## start
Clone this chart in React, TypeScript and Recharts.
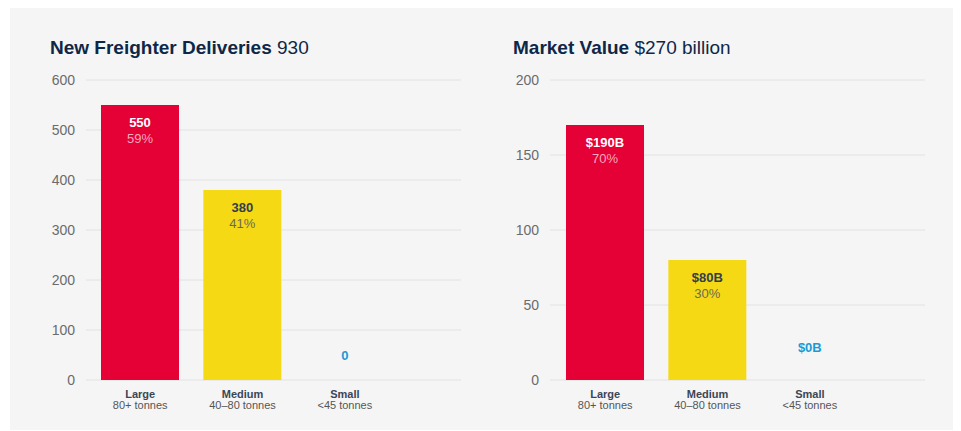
import { BarChart, Bar, XAxis, YAxis, CartesianGrid, LabelList, Cell, ReferenceDot } from 'recharts'

const categories = ['Large', 'Medium', 'Small']
const subLabels = ['80+ tonnes', '40–80 tonnes', '<45 tonnes']
const colors = ['#e50035', '#f5d915', '#1a9ad6']

const deliveries = [550, 380, 0]
const deliveryLabels = ['550', '380', '0']
const deliveryPct = ['59%', '41%', '']
const deliveryTicks = [0, 100, 200, 300, 400, 500, 600]

const marketValue = [170, 80, 0]
const marketLabels = ['$190B', '$80B', '$0B']
const marketPct = ['70%', '30%', '']
const marketTicks = [0, 50, 100, 150, 200]

const font = '"Liberation Sans", Arial, Helvetica, sans-serif'
const navy = '#0f2747'

const CategoryTick = (props: any) => {
  const { x, y, payload } = props
  const i = categories.indexOf(payload.value)
  return (
    <g transform={`translate(${x},${y})`}>
      <text textAnchor="middle" y={10} fontSize={11} fontWeight="bold" fill="#3b4656" fontFamily={font}>
        {payload.value}
      </text>
      <text textAnchor="middle" y={21} fontSize={11} fill="#555" fontFamily={font}>
        {subLabels[i]}
      </text>
    </g>
  )
}

const makeLabel = (labels: string[], pcts: string[]) => (props: any) => {
  const { x, y, width, index } = props
  if (!labels[index] || !pcts[index]) return null
  const cx = x + width / 2
  const light = index === 0
  return (
    <g>
      <text x={cx} y={y + 17} textAnchor="middle" dominantBaseline="central" fontSize={13} fontWeight="bold" fill={light ? '#fff' : '#333d4d'} fontFamily={font}>
        {labels[index]}
      </text>
      <text x={cx} y={y + 33} textAnchor="middle" dominantBaseline="central" fontSize={13} fill={light ? '#f7a9bd' : '#6b6a55'} fontFamily={font}>
        {pcts[index]}
      </text>
    </g>
  )
}

type PanelProps = {
  left: number
  title: string
  sub: string
  titleX: number
  values: number[]
  labels: string[]
  pcts: string[]
  ticks: number[]
  marginLeft: number
  padLeft: number
  padRight: number
  zeroOffset: number
}

const Panel = (p: PanelProps) => {
  const data = categories.map((c, i) => ({ name: c, value: p.values[i] }))
  return (
    <div style={{ position: 'absolute', left: p.left, top: 0, width: 470, height: 422 }}>
      <div style={{ position: 'absolute', left: p.titleX, top: 29, fontFamily: font, fontSize: 19, lineHeight: '22px', color: navy, whiteSpace: 'nowrap' }}>
        <b>{p.title}</b> {p.sub}
      </div>
      <BarChart width={470} height={422} data={data} margin={{ top: 72, right: 470 - 375 - p.marginLeft - 40, bottom: 10, left: p.marginLeft }}>
        <CartesianGrid vertical={false} stroke="#e2e2e2" />
        <XAxis dataKey="name" axisLine={false} tickLine={false} height={40} interval={0} tick={<CategoryTick />} padding={{ left: p.padLeft, right: p.padRight }} />
        <YAxis width={40} domain={[p.ticks[0], p.ticks[p.ticks.length - 1]]} ticks={p.ticks} axisLine={false} tickLine={false} tickMargin={5} tick={{ fontSize: 14, fill: '#6b6b6b', fontFamily: font }} />
        <Bar dataKey="value" barSize={78} isAnimationActive={false}>
          {data.map((_, i) => (
            <Cell key={i} fill={colors[i]} />
          ))}
          <LabelList dataKey="value" content={makeLabel(p.labels, p.pcts)} />
        </Bar>
        <ReferenceDot
          x={categories[2]}
          y={p.values[2]}
          r={0}
          shape={(s: any) => (
            <text x={s.cx} y={s.cy - p.zeroOffset} textAnchor="middle" dominantBaseline="central" fontSize={13} fontWeight="bold" fill={colors[2]} fontFamily={font}>
              {p.labels[2]}
            </text>
          )}
        />
      </BarChart>
    </div>
  )
}

export default function App() {
  return (
    <div style={{ position: 'relative', marginLeft: 2, width: 950, height: 422, background: '#f5f5f5' }}>
      <Panel left={0} title="New Freighter Deliveries" sub="930" titleX={40} values={deliveries} labels={deliveryLabels} pcts={deliveryPct} ticks={deliveryTicks} marginLeft={36} padLeft={3} padRight={65} zeroOffset={25} />
      <Panel left={470} title="Market Value" sub="$270 billion" titleX={33} values={marketValue} labels={marketLabels} pcts={marketPct} ticks={marketTicks} marginLeft={30} padLeft={4} padRight={64} zeroOffset={33} />
    </div>
  )
}
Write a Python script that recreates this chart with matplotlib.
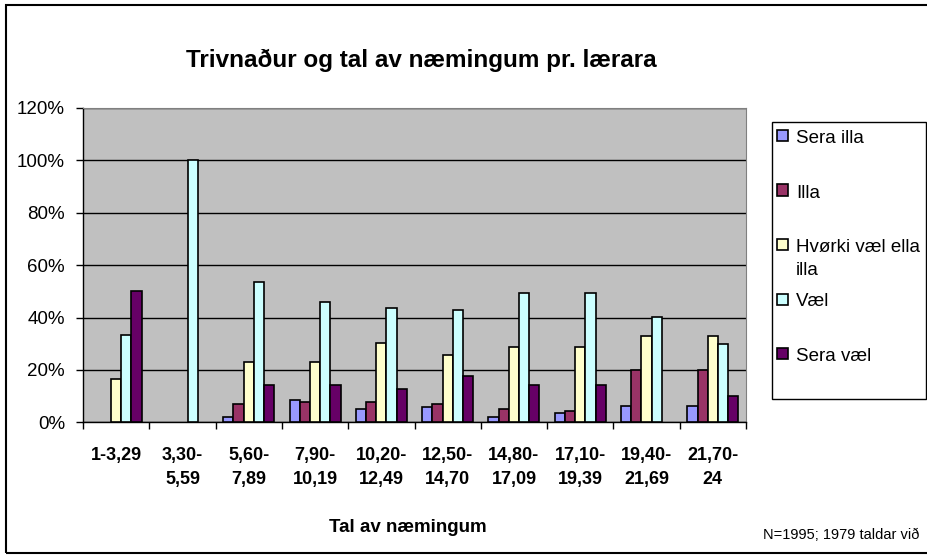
import numpy as np
import matplotlib.pyplot as plt
from matplotlib.patches import Rectangle
from matplotlib.ticker import PercentFormatter

plt.rcParams['font.family'] = ['Liberation Sans', 'DejaVu Sans']

# bólkar (tal av næmingum pr. lærara)
categories = ['1-3,29', '3,30-\n5,59', '5,60-\n7,89', '7,90-\n10,19', '10,20-\n12,49',
              '12,50-\n14,70', '14,80-\n17,09', '17,10-\n19,39', '19,40-\n21,69', '21,70-\n24']

series_names = ['Sera illa', 'Illa', 'Hvørki væl ella\nilla', 'Væl', 'Sera væl']
series_colors = ['#9999FF', '#993366', '#FFFFCC', '#CCFFFF', '#660066']

# partar (0-1)
sera_illa = [0.00, 0.00, 0.02, 0.085, 0.05, 0.057, 0.02, 0.036, 0.064, 0.064]
illa = [0.00, 0.00, 0.07, 0.079, 0.079, 0.07, 0.051, 0.043, 0.20, 0.20]
hvorki = [0.167, 0.00, 0.23, 0.23, 0.302, 0.258, 0.286, 0.286, 0.33, 0.33]
vael = [0.333, 1.00, 0.537, 0.458, 0.437, 0.429, 0.495, 0.495, 0.403, 0.30]
sera_vael = [0.50, 0.00, 0.144, 0.143, 0.129, 0.178, 0.143, 0.143, 0.00, 0.10]

series = [sera_illa, illa, hvorki, vael, sera_vael]

W, H = 928, 560


def px(x, y):
    # pixel -> figure fraction
    return x / W, 1 - y / H


fig = plt.figure(figsize=(W / 100, H / 100), dpi=100)
fig.patch.set_facecolor('white')

l, t = px(83, 108)
r, b = px(746, 422.3)
ax = fig.add_axes([l, b, r - l, t - b])
ax.set_facecolor('#C0C0C0')

x = np.arange(len(categories))
bw = 1 / 6.5
for i, (vals, name, col) in enumerate(zip(series, series_names, series_colors)):
    # tómar súlur verða ikki teknaðar
    lw = [1.2 if v > 0 else 0 for v in vals]
    ax.bar(x + (i - 2) * bw, vals, bw, color=col, edgecolor='black',
           linewidth=lw, zorder=3)

ax.set_xlim(-0.5, len(categories) - 0.5)
ax.set_ylim(0, 1.2)
ax.set_yticks(np.arange(0, 1.21, 0.2))
ax.yaxis.set_major_formatter(PercentFormatter(1.0, decimals=0))
ax.grid(axis='y', color='black', linewidth=1, zorder=1)

ax.set_xticks(x)
ax.set_xticklabels(categories, fontsize=13, fontweight='bold', linespacing=1.5)
ax.set_xticks(np.arange(-0.5, len(categories)), minor=True)
ax.tick_params(axis='x', which='major', length=0, pad=18)
ax.tick_params(axis='x', which='minor', length=5, width=1, direction='out')
ax.tick_params(axis='y', length=5, width=1, pad=8, labelsize=13.5)

for s in ['top', 'right']:
    ax.spines[s].set_color('#808080')
for s in ['left', 'bottom']:
    ax.spines[s].set_color('black')
    ax.spines[s].set_linewidth(1)

# tittul og aksatekstur
tx, ty = px(421, 60)
fig.text(tx, ty, 'Trivnaður og tal av næmingum pr. lærara', ha='center', va='center',
         fontsize=17.5, fontweight='bold')
ax_x, ax_y = px(408, 527)
fig.text(ax_x, ax_y, 'Tal av næmingum', ha='center', va='center', fontsize=13.5,
         fontweight='bold')
nx, ny = px(763, 535)
fig.text(nx, ny, 'N=1995; 1979 taldar við', ha='left', va='center', fontsize=10.5)

# forklaring
lx0, ly0 = px(772, 399)
lx1, ly1 = px(926, 122)
fig.patches.append(Rectangle((lx0, ly0), lx1 - lx0, ly1 - ly0, transform=fig.transFigure,
                             facecolor='white', edgecolor='black', linewidth=1))
for i, (name, col) in enumerate(zip(series_names, series_colors)):
    yc = 136 + 54.5 * i
    sx, sy = px(777, yc + 5)
    fig.patches.append(Rectangle((sx, sy), 11 / W, 11 / H, transform=fig.transFigure,
                                 facecolor=col, edgecolor='black', linewidth=1.2))
    tx_, ty_ = px(796, yc - 6)
    fig.text(tx_, ty_, name, ha='left', va='top', fontsize=13.5, linespacing=1.45)

# rammi um alt
fx0, fy0 = px(6, 553)
fx1, fy1 = px(935, 5)
fig.patches.append(Rectangle((fx0, fy0), fx1 - fx0, fy1 - fy0, transform=fig.transFigure,
                             facecolor='none', edgecolor='black', linewidth=1.5))

fig.savefig('out.png', dpi=100)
## end
__Brief__: Repeat only the lines from the beginning of the material through the line containing "LabelList, Cell, ReferenceDot", both ends kept, leaving pictures out.

__Exercise result__:
Clone this chart in React, TypeScript and Recharts.
import { BarChart, Bar, XAxis, YAxis, CartesianGrid, LabelList, Cell, ReferenceDot } from 'recharts'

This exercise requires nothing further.